All over the world, increased connection by Internet and modern transport has connected people from vastly different traditions to share cultural values. In the “New Age”, peoples world-wide have been both honored and exploited, often by westerners, for the value of their close to the earth traditions. The misrepresentation of the ancient Mayan calendar completion cycle is one just example.
A million years of co-evolution has existed among scattered human groups and their ways in the world. Up until recently most ancient traditions they hold were considered “primitive” and “uncivilized.” Many of those traditions, and even languages, are now lost or nearly extinct.
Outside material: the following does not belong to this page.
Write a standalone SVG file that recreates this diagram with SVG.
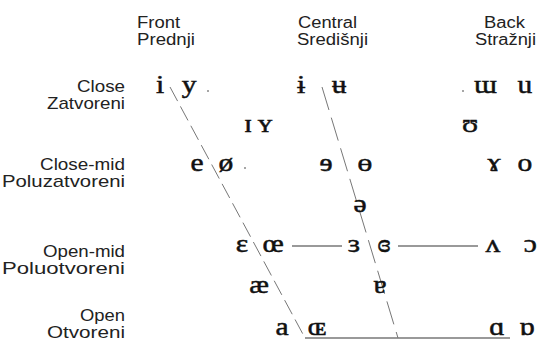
<svg xmlns="http://www.w3.org/2000/svg" width="540" height="344" viewBox="0 0 540 344">
<style>
.lbl{font-family:"Liberation Sans",Arial,sans-serif;font-size:16px;fill:#222}
.row{font-family:"Liberation Sans",Arial,sans-serif;font-size:17px;fill:#222;text-anchor:end}
.v{font-family:"Liberation Serif","DejaVu Serif",serif;font-size:25px;fill:#111;stroke:#111;stroke-width:0.5;text-anchor:middle}
.dash{stroke:#777;stroke-width:1;fill:none}
.solid{stroke:#777;stroke-width:1.6;fill:none}
.dot{fill:#888}
</style>
<rect width="540" height="344" fill="#fff"/>
<g id="headers">
<text class="lbl" x="137" y="28" textLength="43" lengthAdjust="spacingAndGlyphs">Front</text>
<text class="lbl" x="137" y="45" textLength="58" lengthAdjust="spacingAndGlyphs">Prednji</text>
<text class="lbl" x="298" y="28" textLength="59" lengthAdjust="spacingAndGlyphs">Central</text>
<text class="lbl" x="297" y="45" textLength="71" lengthAdjust="spacingAndGlyphs">Središnji</text>
<text class="lbl" x="484" y="28" textLength="41" lengthAdjust="spacingAndGlyphs">Back</text>
<text class="lbl" x="475" y="45" textLength="61" lengthAdjust="spacingAndGlyphs">Stražnji</text>
</g>
<g id="rows">
<text class="row" x="125" y="92" textLength="48" lengthAdjust="spacingAndGlyphs">Close</text>
<text class="row" x="125" y="109" textLength="78" lengthAdjust="spacingAndGlyphs">Zatvoreni</text>
<text class="row" x="125" y="170" textLength="85" lengthAdjust="spacingAndGlyphs">Close-mid</text>
<text class="row" x="125" y="187" textLength="123" lengthAdjust="spacingAndGlyphs">Poluzatvoreni</text>
<text class="row" x="125" y="257" textLength="82" lengthAdjust="spacingAndGlyphs">Open-mid</text>
<text class="row" x="125" y="274" textLength="123" lengthAdjust="spacingAndGlyphs">Poluotvoreni</text>
<text class="row" x="125" y="321" textLength="45" lengthAdjust="spacingAndGlyphs">Open</text>
<text class="row" x="125" y="338" textLength="78" lengthAdjust="spacingAndGlyphs">Otvoreni</text>
</g>
<g id="connectors">
<line class="dash" x1="170" y1="87" x2="305" y2="338" stroke-dasharray="16 6"/>
<line class="dash" x1="322" y1="87" x2="398" y2="338" stroke-dasharray="24 8"/>
<line class="solid" x1="292" y1="246" x2="342" y2="246"/>
<line class="solid" x1="398" y1="246" x2="478" y2="246"/>
<line class="solid" x1="305" y1="338" x2="510" y2="338"/>
</g>
<g id="dots">
<circle class="dot" cx="208" cy="91" r="1"/>
<circle class="dot" cx="245" cy="168" r="1"/>
<circle class="dot" cx="463" cy="91" r="1"/>
</g>
<g id="vowels" transform="scale(1.18 1)">
<g id="close"><text class="v" x="135.6" y="93">i</text><text class="v" x="160.2" y="93">y</text><text class="v" x="255.1" y="93">ɨ</text><text class="v" x="287.3" y="93">ʉ</text><text class="v" x="411.4" y="93">ɯ</text><text class="v" x="444.9" y="93">u</text></g>
<g id="near-close"><text class="v" x="210.2" y="132">ɪ</text><text class="v" x="224.6" y="132">ʏ</text><text class="v" x="398.3" y="132">ʊ</text></g>
<g id="close-mid"><text class="v" x="166.9" y="171">e</text><text class="v" x="191.5" y="171">ø</text><text class="v" x="276.3" y="171">ɘ</text><text class="v" x="309.3" y="171">ɵ</text><text class="v" x="418.6" y="171">ɤ</text><text class="v" x="444.9" y="171">o</text></g>
<g id="mid"><text class="v" x="305.1" y="212">ə</text></g>
<g id="open-mid"><text class="v" x="205.1" y="252">ɛ</text><text class="v" x="231.4" y="252">œ</text><text class="v" x="300" y="252">ɜ</text><text class="v" x="325.4" y="252">ɞ</text><text class="v" x="417.8" y="252">ʌ</text><text class="v" x="449.5" y="252">ɔ</text></g>
<g id="near-open"><text class="v" x="219.5" y="293">æ</text><text class="v" x="322" y="293">ɐ</text></g>
<g id="open"><text class="v" x="239" y="335">a</text><text class="v" x="268.6" y="335">ɶ</text><text class="v" x="421.2" y="335">ɑ</text><text class="v" x="446.6" y="335">ɒ</text></g>
</g>
</svg>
The peoples themselves have been influenced too, by a world of progress that they did not necessarily ask for, but they have to participate in, nevertheless.
Concurrently, a consumer culture has consumed much of earth, emptying out souls in the process. People seek healing, for humanity and for a new earth, and they search for wisdom of shamanic ways. The disillusioned and believers alike want answers, solace, healing and belonging.
This is both a wonderful, yet an incomplete, transaction. For New Age people, there is often a strange amalgamation of rites, chants and purification quests that blend bits of ancient and sacred beliefs into a new fabric of modern views.
Sometimes that fabric seems thin, fuzzy, insubstantial and somewhat psychedelic. There is less science and more craving for positive energy among many new age searchers. Before agriculture, monotheism and the industrial revolution, nearly all human beings lived closer to earth and with wisdom of the ages. The focus of most religion was based on pagan, and animistic beliefs, not exclusive “truth” ownership or salvation. Now shreds of both sides; western and animistic traditions are woven, melded and glued over one another in a kind of blanket collage of ecological awareness that is difficult to assess for the skeptical, often cynical mind.
Today, depending on location and often transcending it, people participate in activities like vision quests, chanting, drum circles, psychotropic drug use, yoga, meditation, wilderness immersion and many other nature connecting efforts. The purpose is to reconnect to life source and mutual belonging among all other organisms and systems that restore and honor the creation.
Our many ways of interacting began with animism and mythological beliefs systems, but diverged into theology and civilization. Then, much later, they veered toward biology, evolution, psychology and global Eco systems and climatology. Human relations with the biosphere have maze meandered all over the map. Scrutiny of both enlightening and distorting “earth connection” vary, according to the motivation of who is doing the research.
All over the world, it is generally recognized that indigenous people such as Amerindians, Australian Aboriginals and far north Arctic people were often mistreated and their folk ways dismissed as heathen superstition. Can humanity re-discover the path to the Garden while still on such a rocky path toward it?
Christian missionaries and industrial developers have often sought to annihilate native culture. That modern people now garner a new respect for “the old ways.” is a good thing. However, that some rites are lifted and more or less layered over profligate western ways distorts the traditions into new, unsatisfactory forms. Some of the biology and scientific wisdom of “old ways” has been carefully studied in anthropology and ethnology. Yet, even when science based, investigation has nearly always been done with a western bias.
Here is just one example: the idea of spirit, soul, psyche, wind, breathe, inhalation, inspiration and exhalation, all center on the sacred breathe. An active and living understanding of how living plants, trees and animals (including humans) exchange life giving air is universally present in both ancient western traditions, and in indigenous cultures world wide. But now humans pollute air for consumer lifestyles, new age people among them. This does not mean the spirit concept is not healthy, but it is not entirely scientific either. To have people realize plants create and purify air is a welcome awareness.
When western colonizers found that Amerindians spoke of the exchange of “spirit” they assumed they were speaking about the same ever-lasting soul that transcends earth bound people to dwell in an afterlife. But the “Great Spirit” is a concept that Amerindians (and others) accept in the present and in specific sacred locations they revere and wish to protect. The European idea of “owning “such locations and competing for resources and property does not translate well.
Now there is a confusing situation where both science and tradition clash. Also clashing are ancient belief systems and modernity. Can human beings whose entire culture is centered around ownership, progress, development of resources and exploitation, readily adopt the ancient wisdom that says that which sustains life should matter?
Modern science says yes. The concept of Biophilia recognizes our ancient attachment to the vital living systems that sustain life. Climatologists say yes too. They report that when we value clean air, water and soil humans choose lifestyles to conserve and appreciate both the resources and their origins. Evolutionary Psychology, physiology and ecology all indicate that people indeed need sustainable lifestyles to thrive. Human beings, like all organisms, need the external health of the planet to be internally mentally, emotionally, and physically healthy themselves. They also are more mentally happy and stable when they are appreciated and inter active with life, rather than destructive toward it.
It may take some time for cross cultural assimilation of varied traditions to sort out both the sacred and the scientific. Separating the weird and flaky from the sound and sensible, is, like continuing life on earth, forever an ongoing, dynamic process.